Nous venions de quitter la ville, fourbus et barbouillifiés par une pluie battante, des marrons dégringolant sans retenue ni bogues et des crêpes géantes mal placées glanées au détour d'une fête de saison incongrue.
Aussi, nous tournions le dos aux vestiges et amoncèlements de roches pour qui notre mini baguenaude d'une heure et demi ne fut pas plus marquante que le rikiki titillement d'une demi-fiante modeste d'un ptérosaure étourdi d'une autre époque. Un anticlinal proscrivant, de par sa majesté, tout repos mécanique de nos deux fois deux vigies naïves et ébahies.
Cap sur... pas très loin. Quelques tours de pneus, et nous voilà perchés à bon port. Le bâtiment en impose, mais il ne sera pas le seul acteur à pouvoir se targuer de nous avoir mis babas de grandeur.
Nous pénétrons tôt, nous pénétrons mieux... (Non, mais, je vous en prie !...) ; l'accès, de fait, est plus aisé à l'heure des vieux... (M'enfin !)
Accueil franc et sincère, escorte aimable jusqu'à notre lieu de gourmandise assise ; sourire aux mises en bouche. Resto Days : un menu spécial allait nous priver de l'embarras du choix. Bien nichés au cœur d'une atmosphère épurée, claire et nette, bien dans l'air du temps, nous recevons tour à tour : délicatissime œuf 65° et son lardo di colonnata de juteux amant, magret de canard sublimé et son accompagnement imparable mais sans risque (gentillette déclinaison de légumes du moment) et assiette tout chocolat, dont même une microcuscule framboisette fébrile d'arrière-saison n'est même pas venue en chatouiller l'intitulé.
Droit dans le mille, en somme. Pas d'incartade, de chemin de traverse, de hors piste. De l'excellence sans décoiffade. Même les très goûteux mini-croques ardennais et mousses aux aromates ponctuées de tartare de saumon ultrafrais n'ont pas eu la fougue chafouine nécessaire à la voltige de ma mèche très virtuelle pourtant moins gominée que jamais.

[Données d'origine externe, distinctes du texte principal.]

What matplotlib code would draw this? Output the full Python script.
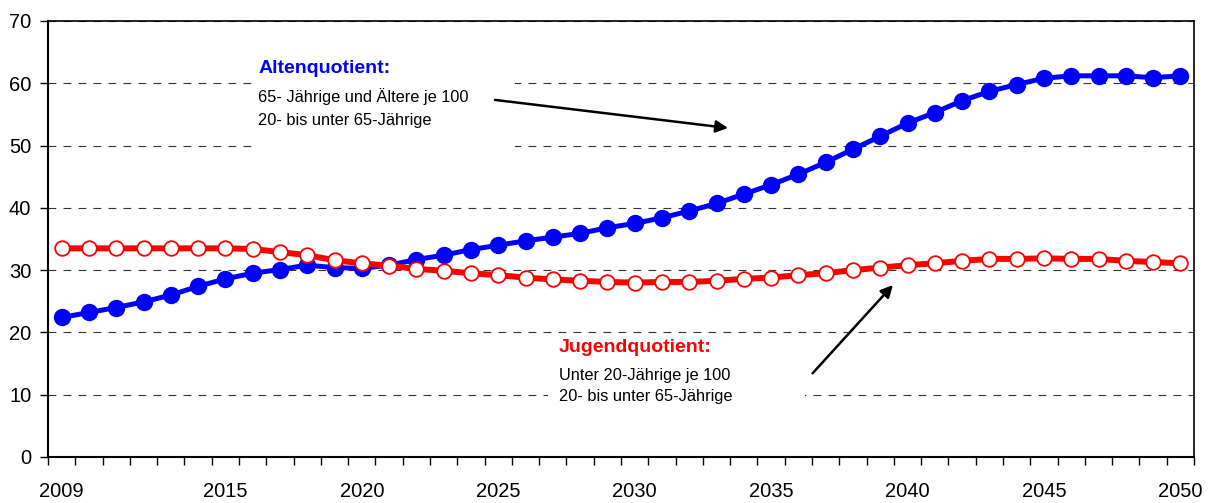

Mais maîtrise tranquille ne signifie pas déception, attention ! Mon monde pour un jus rudimentaire dont les sucs me mettront à terre ; ma haine pour les espumas trop fiers et les molles vanités moléculaires.
Si infâmie il y eut, elle ne dut en aucun cas être imputée ni à l'équipe en coulisse ni au personnel de salle. Soyons honnête et flegmatique : en dépit de son titre, le chef n'est absolument pas responsable des grappes d'abjections acoustiques, dégobillées entre la foire et le ravage, aux quatre coins du lieu devenu troquet limbourgeois pour l'occasion, garnis de préretraités bouffis de deniers, d'orgueil, de manque de savoir-vivre et du reste.
Non, rien d'autre que ce défilé d'intrépides quasi-en-short à la chaîne n'aurait pu mieux ternir ce très agréable repas en tête-à-tête par une tranquille soirée d'automne.